I watched this happen to Lynda so I am not so surprised it's happening to me.  To make yourselves look better you feel the need to tear others down.  It's so predictable...and so sad. Let's see...Lynda's faults....did she cheat? no....did she lie? no......did she drink and do drugs? no...did she spend all Steve's money?no........oh I remember....she read too much....she didn't constantly shower Steve with attention.......that bitch!  The truth is Steve was bored with her....so she had to go.  He was bored with me so I had to go.  No problem....I can accept that....it's his right.  But don't crucify someone to ease your conscience.  Don't critisize someone or something you don't understand.

So let's toss the facts on the old scales and see how it balances out.  

Lydna and I are both educated, smart, successfull mature adults with jobs, houses, responsibilities...the whole nine yards.  We are independant....we go out there and face the world everyday....I even have extra responsibilities that I shoulder with little help.

He is a middle aged man living at home with no responsibility dating a girl young enough to be his daughter with no other goal in life but to make enough money to retire early so he has even less responsibility.

Who is that again that needs professional help???????

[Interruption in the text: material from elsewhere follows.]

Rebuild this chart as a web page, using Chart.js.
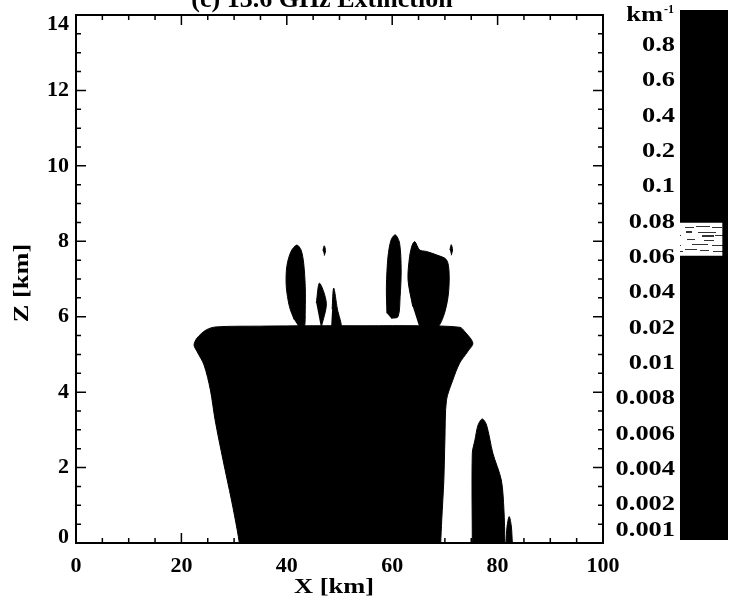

The only thing that made Lynda and I crazy was our willingness to try to hold on and love someone unable to even understand what love is.

Take your own advice....move on.  You think I am wasting my life by writing.......but what does that say about you for reading it?  

Tuesday, November 06, 2007

You Gotta Believe in Something....No Matter the Cost

Today is election day.  I always think of my grandmother on election days.  
 My NaNa traveled alone across the Atlantic as a poor, uneducated  teenager.  She arrived here not knowing the language....not being able even to read or write.  An arranged marriage was her reason for coming....but like many before her....and many after.....she had a dream of a better life here in America.  She settled in, raised a family....and studied for her citizenship test.  One of her proudest moments was when she became a naturalized American citizen.  She often showed me her papers.  She never did learn really to read or write....and her English was hard to understand at times......but she took her responsibilities as a citizen to heart.  She never missed an election.  I remember as a teenager and a young adult taking her to the polling place.  I would help her read the ballot.....but she always knew who she was voting for.  She died shortly before her 101st birthday......right before election day.  

I think I inherited her determination and stubborness....her belief in something.....someone....larger than herself.  I miss her.  But every election day, as I cast my vote, I remember how hard she had to work......how hard women and blacks had to work....to have the right to make their mark on history.  I take nothing for granted and I don't neglet my duty....I appreciate the sacrifice so many have made to allow me the right to voice my opinion.  Free ideas ensure a free society.  And as long as this is a free society , I will always exercise my right to speak....and write....as I see fit.  I will have the courage to give a signature to the thoughts and ideas that are mine alone.  I will stand and be counted.

This election day ask yourself...."what do I stand for?"

If you don't stand for something....you'll fall for anything.